TASK: Read through the entries below and return each line with the word "chart".
== PROVIDED MATERIAL ==
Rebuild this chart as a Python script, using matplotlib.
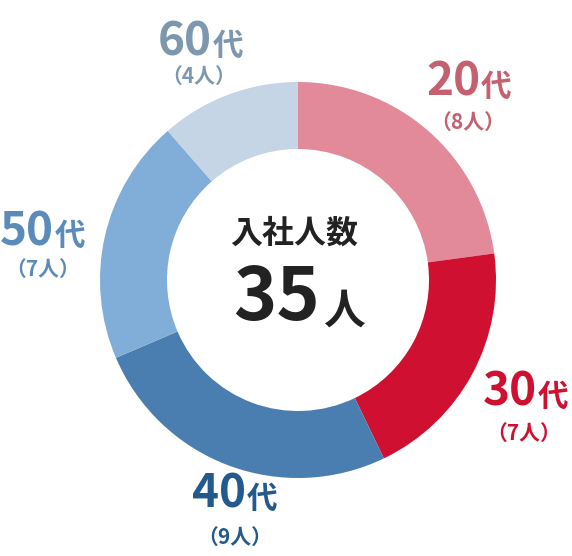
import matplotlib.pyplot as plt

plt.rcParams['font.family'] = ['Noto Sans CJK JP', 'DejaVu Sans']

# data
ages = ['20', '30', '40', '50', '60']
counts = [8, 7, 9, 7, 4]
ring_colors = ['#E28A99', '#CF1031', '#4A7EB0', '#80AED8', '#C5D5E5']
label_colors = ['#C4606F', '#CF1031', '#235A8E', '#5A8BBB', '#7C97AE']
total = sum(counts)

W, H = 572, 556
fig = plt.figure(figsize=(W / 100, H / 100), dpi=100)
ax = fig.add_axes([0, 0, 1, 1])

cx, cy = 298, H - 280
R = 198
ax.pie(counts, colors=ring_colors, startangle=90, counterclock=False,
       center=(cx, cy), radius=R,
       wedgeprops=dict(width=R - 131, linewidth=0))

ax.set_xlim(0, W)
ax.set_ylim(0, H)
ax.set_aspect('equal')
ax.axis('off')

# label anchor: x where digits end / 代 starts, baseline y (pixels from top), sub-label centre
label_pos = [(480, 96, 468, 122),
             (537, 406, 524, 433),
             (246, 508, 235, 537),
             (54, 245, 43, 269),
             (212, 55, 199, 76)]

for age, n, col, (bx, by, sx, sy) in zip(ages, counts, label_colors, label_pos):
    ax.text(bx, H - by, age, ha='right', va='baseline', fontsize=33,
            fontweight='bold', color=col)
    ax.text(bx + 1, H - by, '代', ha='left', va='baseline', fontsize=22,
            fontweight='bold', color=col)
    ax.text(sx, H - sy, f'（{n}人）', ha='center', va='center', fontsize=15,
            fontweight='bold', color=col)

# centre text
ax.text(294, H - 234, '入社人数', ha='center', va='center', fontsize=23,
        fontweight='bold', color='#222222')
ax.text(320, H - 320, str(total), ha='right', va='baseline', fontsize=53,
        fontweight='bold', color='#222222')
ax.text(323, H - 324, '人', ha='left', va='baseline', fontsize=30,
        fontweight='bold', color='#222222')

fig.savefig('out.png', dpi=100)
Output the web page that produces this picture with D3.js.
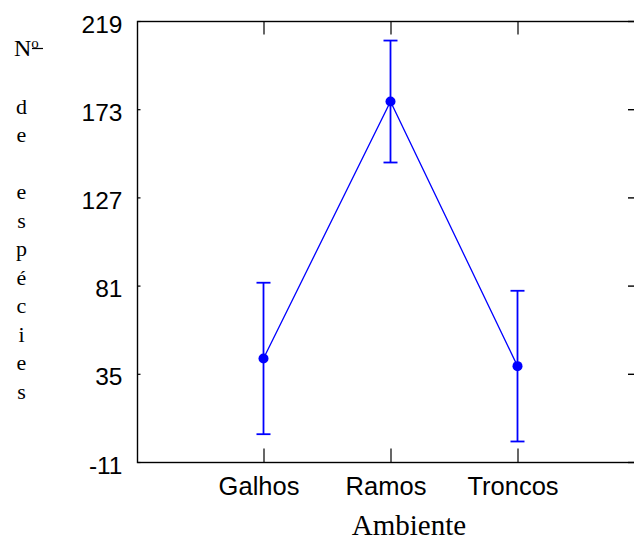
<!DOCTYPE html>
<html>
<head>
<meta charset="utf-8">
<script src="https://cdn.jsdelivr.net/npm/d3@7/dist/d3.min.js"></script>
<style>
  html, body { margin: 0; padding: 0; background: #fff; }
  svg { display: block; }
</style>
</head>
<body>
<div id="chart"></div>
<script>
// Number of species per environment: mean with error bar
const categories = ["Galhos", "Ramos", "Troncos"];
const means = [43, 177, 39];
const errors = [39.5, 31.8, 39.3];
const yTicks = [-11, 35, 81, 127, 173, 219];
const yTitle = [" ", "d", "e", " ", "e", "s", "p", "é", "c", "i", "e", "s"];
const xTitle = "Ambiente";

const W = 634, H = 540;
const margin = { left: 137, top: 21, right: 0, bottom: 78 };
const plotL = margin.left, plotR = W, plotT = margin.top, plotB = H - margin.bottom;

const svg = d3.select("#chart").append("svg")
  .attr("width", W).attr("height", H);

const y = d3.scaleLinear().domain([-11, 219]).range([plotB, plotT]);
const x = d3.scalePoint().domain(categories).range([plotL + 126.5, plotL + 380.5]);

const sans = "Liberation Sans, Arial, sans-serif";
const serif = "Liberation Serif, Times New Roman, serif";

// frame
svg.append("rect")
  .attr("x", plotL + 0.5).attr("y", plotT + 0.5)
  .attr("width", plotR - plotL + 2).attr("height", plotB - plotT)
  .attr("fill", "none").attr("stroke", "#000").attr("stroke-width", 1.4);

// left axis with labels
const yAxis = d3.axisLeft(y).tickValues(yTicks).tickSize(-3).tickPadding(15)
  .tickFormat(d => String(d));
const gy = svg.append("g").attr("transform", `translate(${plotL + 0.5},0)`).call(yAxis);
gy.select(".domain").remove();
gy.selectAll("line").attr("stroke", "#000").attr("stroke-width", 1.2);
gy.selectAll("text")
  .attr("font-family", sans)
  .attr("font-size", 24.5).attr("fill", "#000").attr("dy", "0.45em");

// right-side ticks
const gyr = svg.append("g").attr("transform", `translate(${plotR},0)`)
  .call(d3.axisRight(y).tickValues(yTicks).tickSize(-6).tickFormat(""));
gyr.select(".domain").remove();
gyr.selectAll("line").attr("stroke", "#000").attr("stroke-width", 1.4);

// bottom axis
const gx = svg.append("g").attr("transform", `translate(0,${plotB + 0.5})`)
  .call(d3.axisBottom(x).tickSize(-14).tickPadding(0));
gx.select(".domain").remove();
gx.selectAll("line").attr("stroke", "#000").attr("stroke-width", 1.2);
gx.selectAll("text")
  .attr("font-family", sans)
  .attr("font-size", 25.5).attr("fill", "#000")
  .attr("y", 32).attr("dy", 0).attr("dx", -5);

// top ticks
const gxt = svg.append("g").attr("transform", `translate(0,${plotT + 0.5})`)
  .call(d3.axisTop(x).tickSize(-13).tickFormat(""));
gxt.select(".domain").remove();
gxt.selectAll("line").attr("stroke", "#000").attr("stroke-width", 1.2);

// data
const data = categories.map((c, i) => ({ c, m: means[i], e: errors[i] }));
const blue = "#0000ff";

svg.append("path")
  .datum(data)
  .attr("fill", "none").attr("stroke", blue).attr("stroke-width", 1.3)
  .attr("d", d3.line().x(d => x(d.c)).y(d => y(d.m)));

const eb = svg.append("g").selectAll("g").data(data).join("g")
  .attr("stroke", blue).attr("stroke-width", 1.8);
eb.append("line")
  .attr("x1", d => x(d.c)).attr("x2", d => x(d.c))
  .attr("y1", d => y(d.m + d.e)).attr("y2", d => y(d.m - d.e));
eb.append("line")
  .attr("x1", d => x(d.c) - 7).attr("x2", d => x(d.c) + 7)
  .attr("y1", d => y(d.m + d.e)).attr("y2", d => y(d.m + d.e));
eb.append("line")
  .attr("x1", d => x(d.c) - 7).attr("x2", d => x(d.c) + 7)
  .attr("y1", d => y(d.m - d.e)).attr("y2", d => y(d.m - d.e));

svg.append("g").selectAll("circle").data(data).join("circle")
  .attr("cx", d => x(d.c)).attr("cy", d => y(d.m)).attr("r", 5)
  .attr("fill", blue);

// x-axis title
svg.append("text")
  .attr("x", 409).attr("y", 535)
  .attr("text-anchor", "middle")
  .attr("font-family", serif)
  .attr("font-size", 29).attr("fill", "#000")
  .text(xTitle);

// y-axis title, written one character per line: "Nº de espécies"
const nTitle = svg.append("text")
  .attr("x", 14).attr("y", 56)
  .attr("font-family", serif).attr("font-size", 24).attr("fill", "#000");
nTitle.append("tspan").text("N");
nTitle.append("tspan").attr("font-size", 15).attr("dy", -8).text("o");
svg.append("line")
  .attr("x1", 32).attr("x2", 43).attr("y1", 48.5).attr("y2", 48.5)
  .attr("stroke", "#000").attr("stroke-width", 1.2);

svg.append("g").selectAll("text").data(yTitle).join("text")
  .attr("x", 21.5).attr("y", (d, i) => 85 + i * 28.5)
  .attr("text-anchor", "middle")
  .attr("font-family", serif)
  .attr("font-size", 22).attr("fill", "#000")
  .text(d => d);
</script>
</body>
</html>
===
WRITTEN SOLUTION:
Rebuild this chart as a Python script, using matplotlib.
<div id="chart"></div>
const svg = d3.select("#chart").append("svg")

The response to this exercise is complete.